Pre-processing

What is Feature Scaling and Normalisation?

Feature scaling transforms numerical features to a comparable range so that no single feature dominates a model due to its magnitude. The two most common techniques are min-max scaling (normalisation), which maps values to [0, 1], and standardisation (z-score scaling), which centres data at zero with unit variance. Most distance-based and gradient-based models require feature scaling to perform well.

Why does feature scaling matter?

Consider a dataset with document length (range: 10-50,000 words) and number of images (range: 0-20). Without scaling, the document length feature dominates Euclidean distance calculations simply because its values are larger, not because it’s more informative.

Models particularly sensitive to feature scale:

K-Nearest Neighbours: distance-based, heavily affected
Support Vector Machines: margin maximisation is scale-sensitive
Neural networks / gradient descent: large feature ranges cause unstable learning
PCA: maximises variance, so large-scale features dominate components

Models that don’t require scaling:

Tree-based models (decision trees, random forests, gradient boosting): split on thresholds, scale-invariant

Min-max scaling (normalisation)

Maps all values to the range [0, 1]:

x_scaled = (x - x_min) / (x_max - x_min)

from sklearn.preprocessing import MinMaxScaler

scaler = MinMaxScaler()
X_scaled = scaler.fit_transform(X_train)

Best for: neural network inputs, when you know the approximate min/max of the data. Weakness: sensitive to outliers, since a single extreme value compresses all other values towards 0.

Standardisation (Z-score scaling)

Centres data at zero and scales to unit variance:

x_scaled = (x - mean) / std

from sklearn.preprocessing import StandardScaler

scaler = StandardScaler()
X_scaled = scaler.fit_transform(X_train)

Best for: most general cases, especially when you don’t know the range. Weakness: doesn’t bound values, so outliers remain as outliers.

Min-max vs standardisation: which to use?

Scenario	Recommended
Known bounded range (e.g. pixel values 0-255)	Min-max
Unknown range, possible outliers	Standardisation
Neural network training	Either (standardisation more common)
SVM	Standardisation
PCA	Standardisation
Data has extreme outliers	RobustScaler (uses median/IQR)

Feature scaling and embedding vectors

Dense embedding vectors produced by SIE’s encoding models are already unit-normalised (L2 norm = 1) for cosine similarity search.

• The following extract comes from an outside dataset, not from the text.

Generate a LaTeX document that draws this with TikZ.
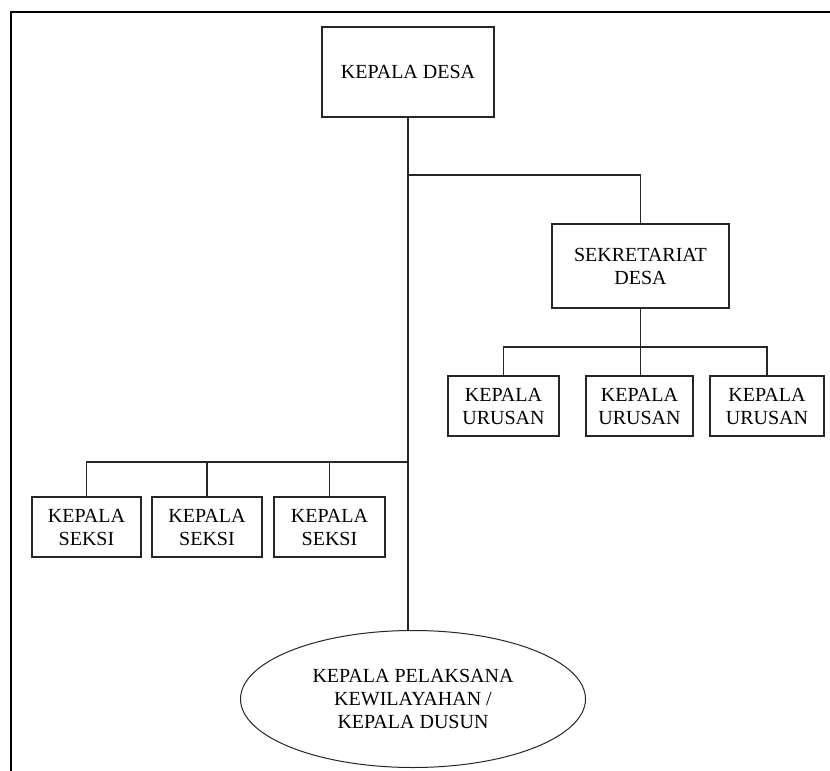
\documentclass[tikz,border=0pt]{standalone}
\usepackage{fontspec}
\setmainfont{Liberation Serif}
\usetikzlibrary{shapes.geometric}

\begin{document}
\begin{tikzpicture}[
      x=1pt, y=-1pt,
      box/.style={rectangle, draw=black!85, line width=1.2pt, align=center, inner sep=0pt, font=\fontsize{20}{23}\selectfont},
      oval/.style={ellipse, draw=black!85, line width=1pt, align=center, inner sep=0pt, minimum width=345pt, minimum height=137pt, font=\fontsize{20}{23}\selectfont},
      link/.style={draw=black!85, line width=1.2pt}
    ]
    \useasboundingbox (0,0) rectangle (830,771);
    % outer frame
    \draw[line width=2.2pt] (11,800) -- (11,12) -- (860,12);

    \node[box, minimum width=172pt, minimum height=90pt] (desa) at (408,72) {KEPALA DESA};
    \node[box, minimum width=177pt, minimum height=84pt] (sekdes) at (640.5,266) {SEKRETARIAT\\DESA};

    \node[box, minimum width=111pt, minimum height=60pt] (urusanA) at (503.5,406) {KEPALA\\URUSAN};
    \node[box, minimum width=107pt, minimum height=60pt] (urusanB) at (639.5,406) {KEPALA\\URUSAN};
    \node[box, minimum width=114pt, minimum height=60pt] (urusanC) at (767,406) {KEPALA\\URUSAN};

    \node[box, minimum width=109pt, minimum height=60pt] (seksiA) at (86.5,527) {KEPALA\\SEKSI};
    \node[box, minimum width=110pt, minimum height=60pt] (seksiB) at (207,527) {KEPALA\\SEKSI};
    \node[box, minimum width=111pt, minimum height=60pt] (seksiC) at (329.5,527) {KEPALA\\SEKSI};

    \node[oval] (dusun) at (413,699) {KEPALA PELAKSANA\\KEWILAYAHAN /\\KEPALA DUSUN};

    \coordinate (forkSek) at (408,175);
    \coordinate (forkUrusan) at (640.5,347);
    \coordinate (forkSeksi) at (408,462);

    % main line
    \draw[link] (desa.south) -- (desa.south |- dusun.north);
    \draw[link] (forkSek) -| (sekdes.north);
    % urusan
    \draw[link] (sekdes.south) -- (forkUrusan);
    \draw[link] (urusanA.north) |- (forkUrusan) -| (urusanC.north);
    \draw[link] (forkUrusan) -- (forkUrusan |- urusanB.north);
    % seksi
    \draw[link] (forkSeksi) -| (seksiA.north);
    \draw[link] (seksiB.north) -- (seksiB.north |- forkSeksi);
    \draw[link] (seksiC.north) -- (seksiC.north |- forkSeksi);
  \end{tikzpicture}
\end{document}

You don’t need to apply additional scaling to embedding vectors.

However, when combining embedding similarity scores with other tabular features (e.g. document recency, click-through rate) in a re-ranking model, you’ll need to scale the non-embedding features to be comparable with the similarity scores.

A critical rule: fit on training data, transform test data

Always fit the scaler on training data only, then apply the same transformation to validation and test data:

# Correct
scaler = StandardScaler()
X_train_scaled = scaler.fit_transform(X_train)   # fit + transform
X_test_scaled = scaler.transform(X_test)          # transform only

# Wrong — leaks test statistics into training
X_all_scaled = scaler.fit_transform(X_all)

Fitting on the full dataset causes data leakage and produces optimistically biased evaluation metrics.

Frequently asked questions

Do I need to scale features for tree-based models? No. Decision trees, random forests, and gradient boosted trees split on thresholds, which are scale-invariant. Scaling doesn’t hurt, but it doesn’t help either.

What is RobustScaler? RobustScaler uses the median and interquartile range instead of mean and standard deviation, making it resistant to outliers: x_scaled = (x - median) / IQR

Does feature scaling change the information content? No. Scaling is a monotonic transformation that changes magnitude but preserves rank order and relative differences. The information is identical.